The economy grew again in 2018, continuing a trend that saw clear increases in the retail and tourism sectors similar to growth between 2016 and 2017, according to borough data.
Sales tax revenues rose by 9 percent in the first three quarters of 2018 compared to the same period in 2017—with the largest spikes reflected in the petroleum and auto, and tourism sectors.
Tourism sales tax revenues leapt by 14.7 percent in 2018, a nearly $80,000 increase which reflects roughly $1.5 million in additional sales to the local tourism industry. That data includes tax revenues from Doc Warner’s fishing lodge at Excursion Inlet and Alaska Excursions’ tours at Glacier Point. The Haines-Skagway Fast Ferry purchased an additional vessel midway through last year’s season to accommodate an increasing demand. Cruise and ferry visitor traffic is projected to increase by at least 17.5 percent this year.
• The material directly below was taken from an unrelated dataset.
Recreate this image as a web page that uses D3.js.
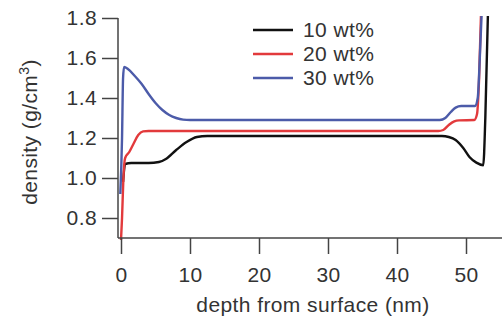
<!DOCTYPE html>
<html>
<head>
<meta charset="utf-8">
<script src="https://cdn.jsdelivr.net/npm/d3@7"></script>
<style>
  body { margin: 0; background: #fff; }
  svg text { font-family: "Liberation Sans", Arial, sans-serif; fill: #333; letter-spacing: 0.4px; }
</style>
</head>
<body>
<svg id="chart" width="502" height="320"></svg>
<script>
// series labels + colours
var seriesNames = ["10 wt%", "20 wt%", "30 wt%"];
var seriesColors = ["#111111", "#e23a3c", "#4c5ba9"];

// depth (nm), density (g/cm3)
var black10 = [
  [0.3, 0.98], [0.6, 1.07], [1.5, 1.075], [4, 1.075], [5.5, 1.08], [6.5, 1.095],
  [8, 1.14], [9.5, 1.18], [11, 1.205], [12.5, 1.21], [20, 1.21], [30, 1.21],
  [40, 1.21], [46.5, 1.21], [47.5, 1.205], [48.5, 1.19], [49.6, 1.15],
  [50.5, 1.105], [51.5, 1.077], [52.5, 1.064], [52.8, 1.3], [53.2, 1.85]
];
var red20 = [
  [0, 0.69], [0.15, 0.8], [0.35, 1.0], [0.6, 1.1], [1.2, 1.13], [1.8, 1.17],
  [2.5, 1.215], [3.2, 1.233], [4, 1.235], [20, 1.235], [30, 1.235], [46, 1.235],
  [46.7, 1.24], [47.5, 1.265], [48.3, 1.283], [49, 1.288], [51.2, 1.29],
  [51.6, 1.32], [51.9, 1.5], [52.2, 1.85]
];
var blue30 = [
  [-0.1, 0.92], [0.15, 1.2], [0.3, 1.5], [0.45, 1.555], [1, 1.545], [2, 1.51],
  [3, 1.47], [4, 1.42], [5, 1.375], [6, 1.34], [7, 1.315], [8, 1.3], [9, 1.292],
  [10, 1.29], [20, 1.29], [30, 1.29], [46.2, 1.29], [47, 1.3], [47.8, 1.33],
  [48.5, 1.352], [49.3, 1.36], [51.3, 1.36], [51.7, 1.4], [52, 1.6], [52.3, 1.85]
];
var seriesData = [black10, red20, blue30];

var xTicks = [0, 10, 20, 30, 40, 50];
var yTicks = [0.8, 1.0, 1.2, 1.4, 1.6, 1.8];

var svg = d3.select("#chart");

var x = d3.scaleLinear().domain([0, 55]).range([121, 500.5]);
var y = d3.scaleLinear().domain([0.7, 1.8]).range([238, 18]);

var axisColor = "#444";

// clip for the curves
svg.append("clipPath").attr("id", "plotclip")
  .append("rect").attr("x", 118).attr("y", 16).attr("width", 384).attr("height", 224);

var line = d3.line()
  .x(function(d) { return x(d[0]); })
  .y(function(d) { return y(d[1]); })
  .curve(d3.curveMonotoneX);

svg.append("g").attr("clip-path", "url(#plotclip)")
  .selectAll("path")
  .data(seriesData)
  .enter()
  .append("path")
  .attr("d", line)
  .attr("fill", "none")
  .attr("stroke", function(d, i) { return seriesColors[i]; })
  .attr("stroke-width", 2.4)
  .attr("stroke-linejoin", "round");

// y axis
var yAxis = d3.axisLeft(y).tickValues(yTicks).tickSize(16).tickPadding(5)
  .tickFormat(d3.format(".1f"));
var gy = svg.append("g").attr("transform", "translate(118,0)").call(yAxis);
gy.select(".domain").remove();
gy.append("line").attr("x1", 0).attr("x2", 0).attr("y1", y(1.8)).attr("y2", y(0.7));

// x axis
var xAxis = d3.axisBottom(x).tickValues(xTicks).tickSize(16).tickPadding(13);
var gx = svg.append("g").attr("transform", "translate(0," + y(0.7) + ")").call(xAxis);
gx.select(".domain").remove();
gx.append("line").attr("x1", 118).attr("x2", 502).attr("y1", 0).attr("y2", 0);

[gx, gy].forEach(function(g) {
  g.selectAll("line").attr("stroke", axisColor).attr("stroke-width", 1.5);
  g.selectAll("text").attr("font-size", 21).style("fill", "#333");
});

// axis titles
svg.append("text")
  .attr("x", 313).attr("y", 312)
  .attr("text-anchor", "middle")
  .attr("font-size", 21)
  .text("depth from surface (nm)");

var ylab = svg.append("text")
  .attr("transform", "translate(37,132) rotate(-90)")
  .attr("text-anchor", "middle")
  .attr("font-size", 21);
ylab.append("tspan").text("density (g/cm");
ylab.append("tspan").attr("font-size", 14).attr("dy", -8).text("3");
ylab.append("tspan").attr("dy", 8).text(")");

// legend
var legend = svg.append("g").selectAll("g")
  .data(seriesNames)
  .enter()
  .append("g")
  .attr("transform", function(d, i) { return "translate(253," + (30 + i * 24) + ")"; });
legend.append("line")
  .attr("x1", 0).attr("x2", 40)
  .attr("stroke", function(d, i) { return seriesColors[i]; })
  .attr("stroke-width", 2.4);
legend.append("text")
  .attr("x", 50).attr("y", 7)
  .attr("font-size", 21)
  .text(function(d) { return d; });
</script>
</body>
</html>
“As tour operators will point out, the effects of visitors impact other sectors,” borough finance director Jila Stuart said. “They buy groceries and increase retail sales or they stay in hotels.”
Doc Warner’s owner Lynda Battenfield said last season was better than previous years, and they expect business to grow this year.
The Haines Highway reconstruction project also brought more people to town last year, although Stuart said fuel associated with the project wasn’t subject to sales tax.
Retail sales, the borough’s largest sales-tax revenue source, saw a 6 percent increase—about $725,000 more in retail sales. Petroleum and auto reflected a 29.9 percent increase, roughly $1.6 million more spent in the industry last year compared to 2017.
“It looks like most of the (petroleum and auto) businesses were up in 2018 compared to 2017, but fuel sales definitely seemed up April through September 2018 compared to 2017.”
Construction saw a 16 percent increase, about $600,000 more in construction sales.
Business activities including services, short-term lodging, and gift shops and art all reported increased sales-tax revenues compared to 2017.
Despite two new restaurants opening in town, eating and drinking tax revenues remained flat. Long-term lease tax revenues saw an 18 percent decrease, however Stuart said one business in that category was sold and entered into a different category.
If that business had remained in the long-term lease category, revenues would have increased, Stuart said.
In 2017 sales tax revenues increased by 6 percent compared to 2016, the biggest jump in four years.